» WORK TO DO
Leaving out the pictures, retype all the material exactly.

» COLLECTED DATA
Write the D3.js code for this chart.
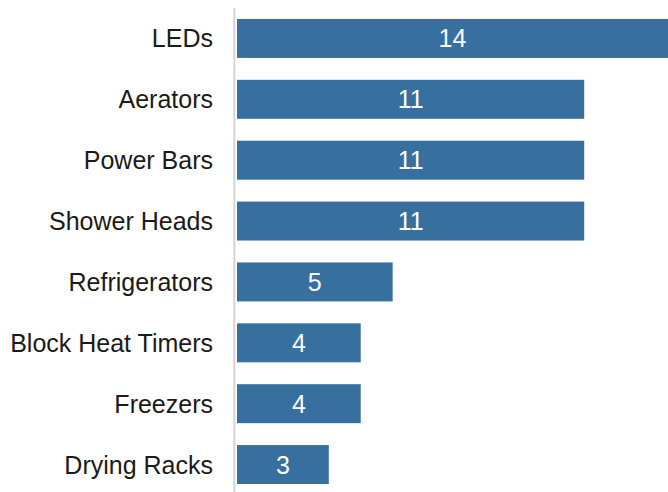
<!DOCTYPE html>
<html>
<head>
<meta charset="utf-8">
<script src="https://cdn.jsdelivr.net/npm/d3@7"></script>
<style>
  html, body { margin: 0; padding: 0; background: #ffffff; }
  svg { display: block; }
  text { font-family: "Liberation Sans", Arial, sans-serif; }
</style>
</head>
<body>
<svg id="chart" width="668" height="492"></svg>
<script>
const categories = ["LEDs", "Aerators", "Power Bars", "Shower Heads", "Refrigerators", "Block Heat Timers", "Freezers", "Drying Racks"];
const values = [14, 11, 11, 11, 5, 4, 4, 3];

const W = 668, H = 492;
const svg = d3.select("#chart");

const x = d3.scaleLinear().domain([0, 14]).range([233, 680]);
const y = d3.scaleBand().domain(categories).range([8, 495]).paddingInner(0.36).paddingOuter(0.18);

const data = categories.map((c, i) => ({ c, v: values[i] }));
const barStart = x(0) + 4;

svg.append("g").selectAll("rect").data(data).join("rect")
  .attr("x", barStart)
  .attr("y", d => y(d.c))
  .attr("width", d => x(d.v) - barStart)
  .attr("height", y.bandwidth())
  .attr("fill", "#376f9f");

// axis line
svg.append("line")
  .attr("x1", x(0) + 1.3).attr("x2", x(0) + 1.3)
  .attr("y1", 8).attr("y2", H)
  .attr("stroke", "#d4d4d4").attr("stroke-width", 2);

// category labels
svg.append("g").selectAll("text").data(data).join("text")
  .attr("x", 213)
  .attr("y", d => y(d.c) + y.bandwidth() / 2)
  .attr("dy", "0.36em")
  .attr("text-anchor", "end")
  .attr("font-size", 25)
  .attr("fill", "#1a1a1a")
  .text(d => d.c);

// value labels
svg.append("g").selectAll("text").data(data).join("text")
  .attr("x", d => (barStart + Math.min(x(d.v), W)) / 2)
  .attr("y", d => y(d.c) + y.bandwidth() / 2)
  .attr("dy", "0.36em")
  .attr("text-anchor", "middle")
  .attr("font-size", 25)
  .attr("fill", "#ffffff")
  .text(d => d.v);
</script>
</body>
</html>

» EXPECTED OUTPUT
Write the D3.js code for this chart.
<!DOCTYPE html>
<html>
<head>
<meta charset="utf-8">
<script src="https://cdn.jsdelivr.net/npm/d3@7"></script>
<style>
  html, body { margin: 0; padding: 0; background: #ffffff; }
  svg { display: block; }
  text { font-family: "Liberation Sans", Arial, sans-serif; }
</style>
</head>
<body>
<svg id="chart" width="668" height="492"></svg>
<script>
const categories = ["LEDs", "Aerators", "Power Bars", "Shower Heads", "Refrigerators", "Block Heat Timers", "Freezers", "Drying Racks"];
const values = [14, 11, 11, 11, 5, 4, 4, 3];

const W = 668, H = 492;
const svg = d3.select("#chart");

const x = d3.scaleLinear().domain([0, 14]).range([233, 680]);
const y = d3.scaleBand().domain(categories).range([8, 495]).paddingInner(0.36).paddingOuter(0.18);

const data = categories.map((c, i) => ({ c, v: values[i] }));
const barStart = x(0) + 4;

svg.append("g").selectAll("rect").data(data).join("rect")
  .attr("x", barStart)
  .attr("y", d => y(d.c))
  .attr("width", d => x(d.v) - barStart)
  .attr("height", y.bandwidth())
  .attr("fill", "#376f9f");

// axis line
svg.append("line")
  .attr("x1", x(0) + 1.3).attr("x2", x(0) + 1.3)
  .attr("y1", 8).attr("y2", H)
  .attr("stroke", "#d4d4d4").attr("stroke-width", 2);

// category labels
svg.append("g").selectAll("text").data(data).join("text")
  .attr("x", 213)
  .attr("y", d => y(d.c) + y.bandwidth() / 2)
  .attr("dy", "0.36em")
  .attr("text-anchor", "end")
  .attr("font-size", 25)
  .attr("fill", "#1a1a1a")
  .text(d => d.c);

// value labels
svg.append("g").selectAll("text").data(data).join("text")
  .attr("x", d => (barStart + Math.min(x(d.v), W)) / 2)
  .attr("y", d => y(d.c) + y.bandwidth() / 2)
  .attr("dy", "0.36em")
  .attr("text-anchor", "middle")
  .attr("font-size", 25)
  .attr("fill", "#ffffff")
  .text(d => d.v);
</script>
</body>
</html>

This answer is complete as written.